— Begin —
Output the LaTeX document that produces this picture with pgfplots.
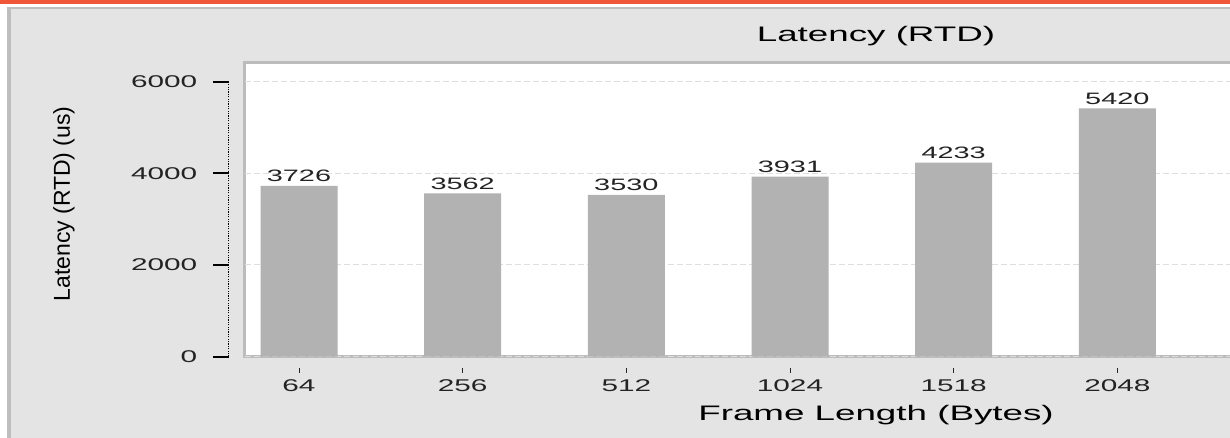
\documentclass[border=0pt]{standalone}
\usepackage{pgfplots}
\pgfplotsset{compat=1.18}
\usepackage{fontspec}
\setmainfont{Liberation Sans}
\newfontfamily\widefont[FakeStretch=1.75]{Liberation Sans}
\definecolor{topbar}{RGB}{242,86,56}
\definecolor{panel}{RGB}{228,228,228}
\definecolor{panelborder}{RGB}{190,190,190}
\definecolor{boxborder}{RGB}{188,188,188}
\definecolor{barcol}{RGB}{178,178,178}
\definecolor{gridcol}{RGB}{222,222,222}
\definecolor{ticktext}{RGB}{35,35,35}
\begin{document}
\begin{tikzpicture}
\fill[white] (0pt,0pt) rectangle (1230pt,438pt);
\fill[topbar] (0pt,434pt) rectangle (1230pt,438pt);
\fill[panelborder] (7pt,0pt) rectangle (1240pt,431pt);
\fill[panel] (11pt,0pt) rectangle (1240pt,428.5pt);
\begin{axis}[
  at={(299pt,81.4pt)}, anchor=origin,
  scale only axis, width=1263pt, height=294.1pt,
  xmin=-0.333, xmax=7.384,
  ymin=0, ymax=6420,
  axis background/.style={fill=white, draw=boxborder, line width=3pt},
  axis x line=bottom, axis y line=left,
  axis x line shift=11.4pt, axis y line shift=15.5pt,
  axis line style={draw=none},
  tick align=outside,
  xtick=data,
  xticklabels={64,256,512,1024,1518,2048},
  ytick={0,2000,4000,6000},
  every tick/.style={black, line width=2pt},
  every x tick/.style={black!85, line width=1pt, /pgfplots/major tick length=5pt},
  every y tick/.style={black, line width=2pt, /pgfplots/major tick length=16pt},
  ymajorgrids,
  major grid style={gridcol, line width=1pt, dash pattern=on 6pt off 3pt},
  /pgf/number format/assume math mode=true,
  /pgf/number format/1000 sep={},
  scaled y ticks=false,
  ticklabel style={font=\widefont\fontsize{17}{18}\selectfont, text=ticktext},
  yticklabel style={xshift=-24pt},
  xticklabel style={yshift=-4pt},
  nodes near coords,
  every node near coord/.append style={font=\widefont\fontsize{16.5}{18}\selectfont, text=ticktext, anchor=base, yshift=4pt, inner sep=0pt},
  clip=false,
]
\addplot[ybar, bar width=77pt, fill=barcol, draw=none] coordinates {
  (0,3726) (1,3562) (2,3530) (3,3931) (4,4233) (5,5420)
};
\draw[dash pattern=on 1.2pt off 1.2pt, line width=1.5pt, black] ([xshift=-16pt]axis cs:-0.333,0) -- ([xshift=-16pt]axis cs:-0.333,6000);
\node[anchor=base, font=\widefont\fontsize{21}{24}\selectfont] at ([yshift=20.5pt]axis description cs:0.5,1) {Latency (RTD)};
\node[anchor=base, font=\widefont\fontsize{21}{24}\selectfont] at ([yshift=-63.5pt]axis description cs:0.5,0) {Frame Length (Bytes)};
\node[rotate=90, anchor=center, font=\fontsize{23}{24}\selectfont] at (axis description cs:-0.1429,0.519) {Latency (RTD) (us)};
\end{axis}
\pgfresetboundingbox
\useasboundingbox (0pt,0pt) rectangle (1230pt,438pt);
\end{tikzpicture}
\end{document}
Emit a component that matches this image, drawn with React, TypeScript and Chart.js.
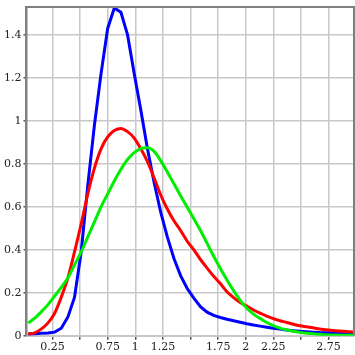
— End —
# WHAT IS EXPECTED:
Set out every line from the material that contains the string "this".

# WORKED SOLUTION:
Output the LaTeX document that produces this picture with pgfplots.
Emit a component that matches this image, drawn with React, TypeScript and Chart.js.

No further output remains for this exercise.